-- What is needed --
Write out the material exactly, with the pictures left out.

-- Supplied information --
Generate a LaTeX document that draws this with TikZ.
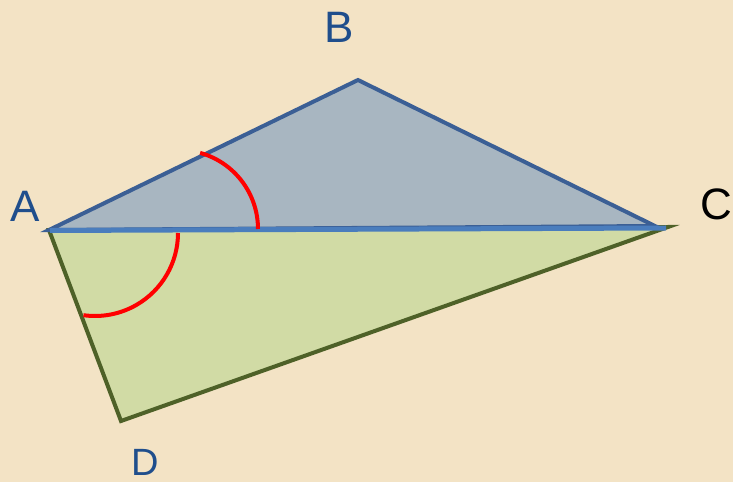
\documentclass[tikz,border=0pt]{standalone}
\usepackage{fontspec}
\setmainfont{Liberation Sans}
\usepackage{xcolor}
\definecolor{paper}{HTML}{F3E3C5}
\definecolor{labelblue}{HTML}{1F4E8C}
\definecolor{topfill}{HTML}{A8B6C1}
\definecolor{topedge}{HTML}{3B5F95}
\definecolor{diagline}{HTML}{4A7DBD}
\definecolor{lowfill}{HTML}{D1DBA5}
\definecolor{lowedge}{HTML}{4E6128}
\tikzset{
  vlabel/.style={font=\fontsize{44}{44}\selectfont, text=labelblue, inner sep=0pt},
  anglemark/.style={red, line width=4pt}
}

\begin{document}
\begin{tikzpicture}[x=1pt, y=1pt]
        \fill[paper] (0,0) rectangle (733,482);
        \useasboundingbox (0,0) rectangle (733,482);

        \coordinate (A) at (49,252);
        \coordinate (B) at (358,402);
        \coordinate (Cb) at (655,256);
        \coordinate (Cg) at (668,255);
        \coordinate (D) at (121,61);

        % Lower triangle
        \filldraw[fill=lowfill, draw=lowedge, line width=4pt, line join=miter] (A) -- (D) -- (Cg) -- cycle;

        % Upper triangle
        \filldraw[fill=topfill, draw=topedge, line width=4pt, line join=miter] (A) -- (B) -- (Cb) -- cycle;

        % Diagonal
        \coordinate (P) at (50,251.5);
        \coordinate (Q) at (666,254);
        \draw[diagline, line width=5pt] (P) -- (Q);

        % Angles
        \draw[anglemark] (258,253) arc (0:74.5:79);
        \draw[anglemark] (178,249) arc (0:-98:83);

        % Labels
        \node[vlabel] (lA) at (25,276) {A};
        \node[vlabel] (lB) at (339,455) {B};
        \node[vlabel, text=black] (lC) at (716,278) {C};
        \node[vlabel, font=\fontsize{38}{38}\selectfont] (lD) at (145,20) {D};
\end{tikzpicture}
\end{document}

-- Finished answer --
Generate a LaTeX document that draws this with TikZ.
\documentclass[tikz,border=0pt]{standalone}
\usepackage{fontspec}
\setmainfont{Liberation Sans}
\usepackage{xcolor}
\definecolor{paper}{HTML}{F3E3C5}
\definecolor{labelblue}{HTML}{1F4E8C}
\definecolor{topfill}{HTML}{A8B6C1}
\definecolor{topedge}{HTML}{3B5F95}
\definecolor{diagline}{HTML}{4A7DBD}
\definecolor{lowfill}{HTML}{D1DBA5}
\definecolor{lowedge}{HTML}{4E6128}
\tikzset{
  vlabel/.style={font=\fontsize{44}{44}\selectfont, text=labelblue, inner sep=0pt},
  anglemark/.style={red, line width=4pt}
}

\begin{document}
\begin{tikzpicture}[x=1pt, y=1pt]
        \fill[paper] (0,0) rectangle (733,482);
        \useasboundingbox (0,0) rectangle (733,482);

        \coordinate (A) at (49,252);
        \coordinate (B) at (358,402);
        \coordinate (Cb) at (655,256);
        \coordinate (Cg) at (668,255);
        \coordinate (D) at (121,61);

        % Lower triangle
        \filldraw[fill=lowfill, draw=lowedge, line width=4pt, line join=miter] (A) -- (D) -- (Cg) -- cycle;

        % Upper triangle
        \filldraw[fill=topfill, draw=topedge, line width=4pt, line join=miter] (A) -- (B) -- (Cb) -- cycle;

        % Diagonal
        \coordinate (P) at (50,251.5);
        \coordinate (Q) at (666,254);
        \draw[diagline, line width=5pt] (P) -- (Q);

        % Angles
        \draw[anglemark] (258,253) arc (0:74.5:79);
        \draw[anglemark] (178,249) arc (0:-98:83);

        % Labels
        \node[vlabel] (lA) at (25,276) {A};
        \node[vlabel] (lB) at (339,455) {B};
        \node[vlabel, text=black] (lC) at (716,278) {C};
        \node[vlabel, font=\fontsize{38}{38}\selectfont] (lD) at (145,20) {D};
\end{tikzpicture}
\end{document}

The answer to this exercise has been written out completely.